Warming Up: How Climate Change Is Changing Sport
- By Madeleine Orr
- Bloomsbury Sigma
- 320 pp.
- Reviewed by Christopher Lancette
- July 8, 2024
Can athletics defeat global warming? Let’s cheer it on.
Warming Up is an interesting new addition to today’s climate-change literature. In it, British author and founder of the Sport Ecology Group Madeleine Orr delves into how our overheating planet is affecting the wide world of sports, covering everything from how dangerous rising temperatures are making the thrill of victory to how death is now part of the agony of defeat.
Though she admittedly and obviously isn’t a sports fan — a fact that can sometimes distract readers who are — Orr provides a valuable public service here. While she dedicates too many pages to making the case that climate change is a crisis (anyone who still needs convincing isn’t going to suddenly get a clue from this or any other book), she nails both big-picture, pro-planet-protection trends and micro-level prescriptive change for how local communities and teams can attempt to tackle the massive health risks athletes face in a heating climate:
“From the beaches of California to the islands of the South Pacific, from the Alps to the Horn of Africa, climate change is threatening sport in every corner of the world. The realities of climate change are now undeniable and likely to worsen. And sports — especially outdoor sports — are on the frontlines; athletes are outside day in and day out, witnessing these changes. They’re seeing climate change in real time, and it’s taking a toll on everything from scheduling to on-field performance, from mental health to the financial bottom line. The question isn’t whether climate change will impact sports. It already is. The question is: how fast can the sports world adapt?”
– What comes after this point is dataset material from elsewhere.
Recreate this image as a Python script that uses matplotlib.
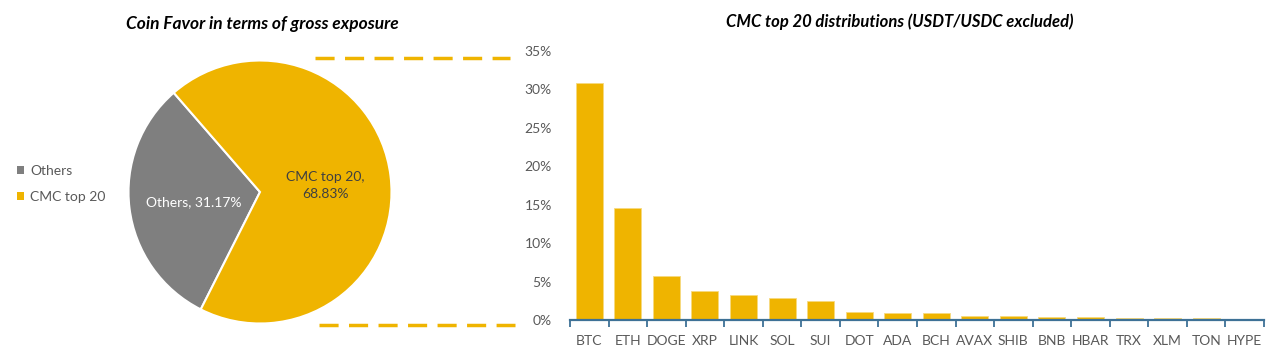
import matplotlib
matplotlib.use("Agg")
import matplotlib.pyplot as plt
from matplotlib.lines import Line2D
from matplotlib.patches import Patch
from matplotlib.ticker import FuncFormatter, MultipleLocator

plt.rcParams['font.family'] = ['Lato', 'DejaVu Sans']

# ---- data ----
pie_labels = ["Others", "CMC top 20"]
pie_values = [31.17, 68.83]

coins = ["BTC", "ETH", "DOGE", "XRP", "LINK", "SOL", "SUI", "DOT", "ADA", "BCH",
         "AVAX", "SHIB", "BNB", "HBAR", "TRX", "XLM", "TON", "HYPE"]
shares = [0.308, 0.145, 0.057, 0.0377, 0.032, 0.0286, 0.0247, 0.0104, 0.0095, 0.0087,
          0.0052, 0.0052, 0.0039, 0.0039, 0.0026, 0.0020, 0.0020, 0.0002]

YELLOW = "#EFB400"
GRAY = "#7F7F7F"
AXIS_BLUE = "#3E7196"
TEXT_GRAY = "#595959"

W, H = 1280, 357
fig = plt.figure(figsize=(12.8, 3.57), dpi=100)

def fx(px):
    return px / W

def fy(py):
    return 1 - py / H

# ---- pie ----
cx, cy, r = 260, 192, 131.5
axp = fig.add_axes([fx(cx - r), fy(cy + r), 2 * r / W, 2 * r / H])
wedges, _ = axp.pie(pie_values, colors=[GRAY, YELLOW], startangle=131,
                    counterclock=True, radius=1,
                    wedgeprops=dict(edgecolor="white", linewidth=1.5))
axp.set_xlim(-1.0, 1.0)
axp.set_ylim(-1.0, 1.0)
axp.set_aspect("auto")
axp.axis("off")
axp.text(-0.50, -0.076, f"{pie_labels[0]}, {pie_values[0]:.2f}%", color="white",
         fontsize=10, ha="center", va="center")
axp.text(0.50, 0.05, f"{pie_labels[1]},\n{pie_values[1]:.2f}%", color="#404040",
         fontsize=10, ha="center", va="center", linespacing=1.45)

fig.text(fx(262), fy(24), "Coin Favor in terms of gross exposure", ha="center",
         va="center", fontsize=12.5, fontweight="bold", fontstyle="italic", color="black")

handles = [Patch(facecolor=GRAY), Patch(facecolor=YELLOW)]
fig.legend(handles, pie_labels, loc="center left", bbox_to_anchor=(fx(4), fy(184)),
           frameon=False, fontsize=10, handlelength=0.55, handleheight=0.55,
           handletextpad=0.45, labelspacing=1.0, labelcolor=TEXT_GRAY)

# dashed connector lines
fig.add_artist(Line2D([fx(315), fx(510)], [fy(58), fy(58)], transform=fig.transFigure,
                      color=YELLOW, linewidth=2.5, dashes=(5.5, 3)))
fig.add_artist(Line2D([fx(319), fx(515)], [fy(325), fy(325)], transform=fig.transFigure,
                      color=YELLOW, linewidth=2.5, dashes=(5.5, 3)))

# ---- bars ----
left, right, bottom, top = 570, 1264, 320, 50.7
axb = fig.add_axes([fx(left), fy(bottom), (right - left) / W, (bottom - top) / H])
x = list(range(len(coins)))
axb.bar(x, shares, width=0.7, color=YELLOW, edgecolor="#F7D980", linewidth=0.6, zorder=2)
axb.set_xlim(-0.5, len(coins) - 0.5)
axb.set_ylim(0, 0.35)
axb.yaxis.set_major_locator(MultipleLocator(0.05))
axb.yaxis.set_major_formatter(FuncFormatter(lambda v, p: f"{v*100:.0f}%"))
axb.tick_params(axis="y", length=0, labelsize=10, labelcolor=TEXT_GRAY, pad=13)
axb.set_xticks(x)
axb.set_xticklabels(coins)
axb.tick_params(axis="x", which="major", length=0, labelsize=10, labelcolor=TEXT_GRAY, pad=11)
axb.set_xticks([i - 0.5 for i in range(len(coins) + 1)], minor=True)
axb.tick_params(axis="x", which="minor", length=5, width=1.3, color=AXIS_BLUE, direction="out")
for s in ["left", "right", "top"]:
    axb.spines[s].set_visible(False)
axb.spines["bottom"].set_color(AXIS_BLUE)
axb.spines["bottom"].set_linewidth(1.6)
axb.spines["bottom"].set_zorder(3)

fig.text(fx(900), fy(22), "CMC top 20 distributions (USDT/USDC excluded)", ha="center",
         va="center", fontsize=12, fontweight="bold", fontstyle="italic", color="black")

fig.savefig("out.png", dpi=100)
Parents of athletes should take note of her detailed calls for action to prevent more young people from dying of heat-related problems. Sadly, there’s still too much machismo in the athletic departments at colleges and high schools and in youth football. Orr’s documentation of how hard it is to get sports organizations to adopt commonsense policies is enough to make readers want to bang their heads against a wall. (Her account of Paradise High School football coach Rick Prinz texting his team that practice would go on despite California wildfires raging nearby is nothing short of sickening.)
Professional sports leagues are often no better, she reveals, because they frequently resist making even simple schedule changes. Why? They might lose a few bucks in revenue. On the plus side, she notes that entities ranging from the Australian Open tennis tournament to the National Rugby League are at least making some strides in protecting the athletes who generate that revenue. Many are also getting serious about protecting the planet.
Orr rightfully devotes much of her book to the life-and-death consequences of climate change, but she also takes readers on trips down memory lane. The loss of traditions doesn’t matter as much as lost lives, but it still hurts. Colin Wilson, a third-generation National Hockey League player who spent 11 seasons in the NHL, laments that kids today don’t get to play hockey on outdoor ice because there isn’t any.
“Ya, I worry about it,” he said. “As a kid, it’s all I wanted to do. I wanted to be on the ice. Now, when I go outside in New Jersey and it’s dark and cold, it feels like home. But it’s sad not to see the outdoor rinks. It just doesn’t get cold enough here.”
Orr doesn’t apply Wilson’s sentiments to America’s number-one sport, football, but ask NFL fans about their favorite memories growing up, and they’ll inevitably recall going to games in the snow or watching them on TV. There’s just nothing better than watching football on single-digit days, but snow games are now all but an endangered species. The same may become true for events in the Winter Olympics — and sooner than we think.
Something else we’re losing? Livelihoods based on winter sports. Climate change is wreaking havoc on ski communities across the globe. For the mom-and-pop businesses (and the people they employ) in once-reliably-frigid locales, the pain hits their pocketbooks hard.
Anyone who writes or reads about climate change knows that finding signs of hope is a Herculean task. Orr begins part of her search by noting that “no other industry captures the public imagination like sport.” She then points to a 2020 survey of European soccer fans by the LifeTACKLE project. It found that 90 percent of them agree or strongly agree “with the importance of protecting the environment and natural resources, preventing pollution, respecting the Earth and living in harmony with other species, and fighting climate change.”
That’s lovely, but — editorial comment here — sports fans in America rarely lift a finger in the name of moral action. There appears to be no murderer/wife-beater/child-abuser/but-still-a-star-athlete we won’t support. We can’t even manage to boycott a single game in order to hold players, teams, or leagues accountable for anything.
Perhaps this reviewer is too cynical about humankind’s willingness to make the sacrifices needed to slow or halt climate change. And yet, Orr’s chapter “Green Sports,” among others, documents significant actions the sports world is taking. To cite one example, kudos to the Waste Management Phoenix Open (golf) for running what is often called the largest zero-waste athletic event in the world. The tournament recycles, repurposes, composts, and conserves, keeping massive amounts of material out of landfills.
Climate-change resilience? That’s a team worth rooting for.